Mysql – Searching 500 million records of binary data

database-recommendationMySQLschema

I will inserting into a database the signatures of 500,000,000 pictures. The signatures will be generated using libpuzzle. Each signature is 338 bytes. (so 160 GB) plus a table for searching (read more below). I would prefer to keep the main database on one VPS server with a standard HDD (No SSD because of cost issues).

The most important aspect is search time, Insertion time does not matter.
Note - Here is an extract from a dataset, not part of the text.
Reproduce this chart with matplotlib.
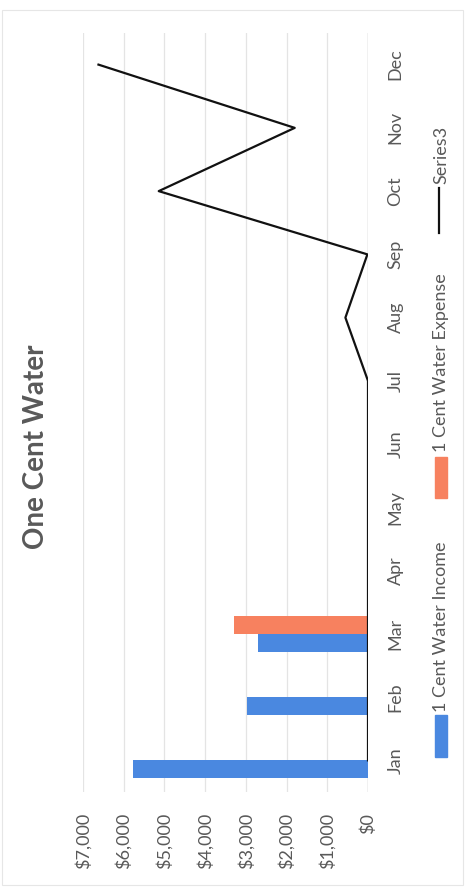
import matplotlib
matplotlib.use("Agg")
import matplotlib.pyplot as plt
from matplotlib.patches import Rectangle
from matplotlib.lines import Line2D
import numpy as np

months = ["Jan", "Feb", "Mar", "Apr", "May", "Jun", "Jul", "Aug", "Sep", "Oct", "Nov", "Dec"]
income = [5770, 2960, 2700, 0, 0, 0, 0, 0, 0, 0, 0, 0]
expense = [0, 0, 3300, 0, 0, 0, 0, 0, 0, 0, 0, 0]
series3 = [0, 0, 0, 0, 0, 0, 0, 555, 15, 5140, 1800, 6620]
value_ticks = [0, 1000, 2000, 3000, 4000, 5000, 6000, 7000]
value_labels = ["$0", "$1,000", "$2,000", "$3,000", "$4,000", "$5,000", "$6,000", "$7,000"]

title = "One Cent Water"
legend_names = ["1 Cent Water Income", "1 Cent Water Expense", "Series3"]

blue = "#4A88E0"
orange = "#F7815F"
textc = "#595959"
plt.rcParams['font.family'] = ['Lato', 'DejaVu Sans']
fs = 13

W, H = 466, 888
fig = plt.figure(figsize=(W / 100, H / 100), dpi=100)
fig.patch.set_facecolor("white")

def fx(px):
    return px / W

def fy(py):
    return (H - py) / H

ax = fig.add_axes([fx(83), fy(792), fx(368) - fx(83), fy(33) - fy(792)])
pos = np.arange(len(months))
bh = 1 / 3.5
ax.barh(pos - bh / 2, income, height=bh, color=blue, zorder=3)
ax.barh(pos + bh / 2, expense, height=bh, color=orange, zorder=3)
ax.plot(series3, pos, color="#111111", lw=1.6, zorder=4)

ax.set_xlim(7000, 0)
ax.set_ylim(-0.5, 11.5)
ax.set_xticks(value_ticks)
ax.set_xticklabels(value_labels, rotation=90, color=textc, fontsize=fs)
ax.set_yticks(pos)
ax.set_yticklabels(months, rotation=90, color=textc, fontsize=fs, va="center")
ax.yaxis.tick_right()
ax.tick_params(axis="x", length=0, pad=15)
ax.tick_params(axis="y", length=0, pad=14)
for s in ax.spines.values():
    s.set_visible(False)
ax.grid(axis="x", color="#e4e4e4", lw=0.9, zorder=0)
ax.axvline(0, color="#c8c8c8", lw=1, zorder=1)

# title
fig.text(fx(36), fy(447), title, rotation=90, ha="center", va="center",
         fontsize=20, fontweight="bold", color=textc)

# manual rotated legend
lx = 441
fig.add_artist(Rectangle((fx(435), fy(757)), fx(447) - fx(435), fy(715) - fy(757),
                         transform=fig.transFigure, color=blue))
fig.text(fx(lx), fy(712), legend_names[0], rotation=90, ha="center", va="bottom",
         fontsize=fs, color=textc)
fig.add_artist(Rectangle((fx(435), fy(498)), fx(447) - fx(435), fy(457) - fy(498),
                         transform=fig.transFigure, color=orange))
fig.text(fx(lx), fy(452), legend_names[1], rotation=90, ha="center", va="bottom",
         fontsize=fs, color=textc)
fig.add_artist(Line2D([fx(439), fx(439)], [fy(233), fy(188)], transform=fig.transFigure,
                      color="#111111", lw=1.6))
fig.text(fx(lx), fy(184), legend_names[2], rotation=90, ha="center", va="bottom",
         fontsize=fs, color=textc)

# faint chart border
fig.add_artist(Rectangle((fx(2), fy(885)), fx(463) - fx(2), fy(10) - fy(885),
                         transform=fig.transFigure, fill=False, ec="#e6e6e6", lw=0.8))

fig.savefig("out.png", dpi=100, facecolor="white")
In the past I have attempted this all within MySQL (with way less records) and had one database for everything, the main searching happened with a scheme like:

--
-- Table structure for table `signatures`
--

CREATE TABLE IF NOT EXISTS `signatures` (
  `id` int(11) NOT NULL AUTO_INCREMENT,
  `compressed_signature` varchar(338) NOT NULL,
  `picture_id` int(11) NOT NULL,
  PRIMARY KEY (`id`),
  KEY `picture_id` (`picture_id`)
) ENGINE=MyISAM  DEFAULT CHARSET=latin1 AUTO_INCREMENT=1107725 ;

-- --------------------------------------------------------

--
-- Table structure for table `stored_pictures`
--

CREATE TABLE IF NOT EXISTS `stored_pictures` (
  `id` int(11) NOT NULL AUTO_INCREMENT,
  `url` varchar(255) NOT NULL,
  `pid` bigint(20) unsigned NOT NULL,
  `num` int(11) NOT NULL,
  `updated_at` datetime DEFAULT NULL,
  `created_at` datetime DEFAULT NULL,
  `picture_id` int(11) NOT NULL,
  PRIMARY KEY (`id`),
  UNIQUE KEY `idx_url` (`url`),
  KEY `idx_picture_id` (`picture_id`)
) ENGINE=MyISAM  DEFAULT CHARSET=latin1 AUTO_INCREMENT=2773867 ;

-- --------------------------------------------------------

--
-- Table structure for table `words`
--

CREATE TABLE IF NOT EXISTS `words` (
  `pos_and_word` char(5) NOT NULL,
  `signature_id` int(11) NOT NULL,
  KEY `idx_pos_and_word` (`pos_and_word`),
  KEY `signature_id` (`signature_id`)
) ENGINE=MyISAM DEFAULT CHARSET=latin1;
--

Where by nature of the libpizzle, you would search the words table for many signature_id and then get all the compressed_signature from the signatures table, do some math and spit back a score for each signature how similar it was for the search. Then for each similiarity that was above a threshold I would get the data I needed from stored_pictures by looking up the picture_id

It took about 5 minutes for 1 search to search 40,000,000 pictures – so I think there is room for improvement. Especially because I want this to be fast up to 500 million records.

Should I seperate all the non-essential data (only about 1% the size, which is everything that is related to the specific picture) in a seperate database? On a seperate server?

Because it's just doing a massive search for pos_and_word and spitting back all the signature_id's that could be a match, I assume that not having any type of relation with the data can help me pick a specific technology that will maximize my speed. Which technology is best for this?

Best Answer

You should consider using a real indexed search engine such as elasticsearch with runs on Java, uses a REST interface with json and so is exceedingly easy to program to, is free and open source, with a good community behind it.

www.elasticsearch.org

You could have it running on the same server as your application as long as you have a decent enough machine and it's built specifically for searching hundreds of millions of documents in near real time.

Pretty easy to install and setup and extremely easy to customize. It also has the added benefit of being built to run in the cloud (though not a requirement) and can cluster out very easily when your application begins to grow in popularity.